ESA Rosalind Franklin Rover: Mars Mission Finally Ready

0 comments

The Rosalind Franklin rover has spent more time surviving political turmoil than it has preparing for the Martian surface. After a decade of being passed around like a diplomatic football between NASA, ESA, and Roscosmos, the mission finally has a stable foundation. NASA’s formal sign-on to the Rosalind Franklin Support and Augmentation (ROSA) project isn’t just a bureaucratic handshake; it is a lifeline for a mission that has come perilously close to extinction multiple times.

Key Takeaways:

  • The Power Split: ESA retains leadership and rover construction, while NASA provides the “heavy lifting”—specifically the Falcon Heavy launch and critical descent/heating hardware.
  • The Scientific Edge: Unlike previous rovers, Franklin is targeting subsurface organic molecules at Oxia Planum, utilizing a high-end mass spectrometer to find life where surface radiation hasn’t destroyed it.
  • Timeline: The mission is currently locked for a launch no earlier than late 2028.

The Geopolitical Rollercoaster
To understand why this agreement matters, one has to look at the wreckage of the rover’s previous attempts. This isn’t a standard project rollout; it is a rescue operation. Originally envisioned as a collaborative effort, the project saw NASA withdraw in 2012, leaving the European Space Agency (ESA) in a precarious partnership with Roscosmos. That arrangement ended abruptly and violently with the Russian invasion of Ukraine, forcing ESA to strip Russian instruments from the rover and scramble for a new ride to Mars.
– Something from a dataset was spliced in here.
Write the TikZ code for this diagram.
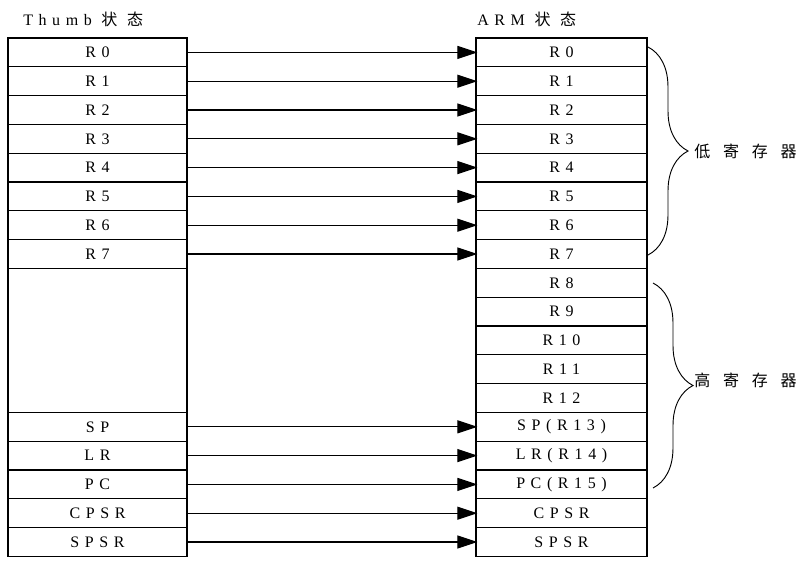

The “ROSA” project represents the final pivot. By integrating NASA’s Launch Services Program and specialized hardware—such as the braking engines and radioisotope heater units—ESA has effectively swapped a volatile geopolitical partner for a stable, albeit demanding, one. The fact that the project survived potential shelving by the Trump administration, saved only by Congressional intervention, underscores just how fragile international space cooperation remains when tied to executive whims.

The Technical Bet
From a hardware perspective, the focus on Oxia Planum is a calculated risk. While NASA’s Perseverance has been scouring Jezero Crater, the Rosalind Franklin rover is designed to go deeper. The inclusion of a specialized mass spectrometer for organic molecule analysis means the mission is betting on the subsurface. The logic is simple: the Martian surface is a sterilized wasteland due to UV radiation; if life ever existed, the evidence is buried. NASA’s contribution of specialized electronics and heating units is what ensures the rover doesn’t freeze into a multi-billion dollar ice cube during the Martian night.

Forward Look: What to Watch
While the 2028 date is now “formal,” history suggests caution. We should be watching two specific triggers over the next 24 months:

First, the integration phase. Moving from “Preliminary Design Review” to actual hardware assembly is where most Mars missions encounter their first “critical failure.” Integrating NASA-built braking systems with an ESA-built lander is a complex engineering marriage that leaves no room for error.

Second, the budgetary friction. Space agencies are currently grappling with the ballooning costs of the Mars Sample Return (MSR) campaign. If MSR continues to hemorrhage funds, the “support and augmentation” promised under ROSA could face austerity measures. The mission is currently “safe,” but in the world of deep-space exploration, safety is a temporary state until the rocket actually clears the tower.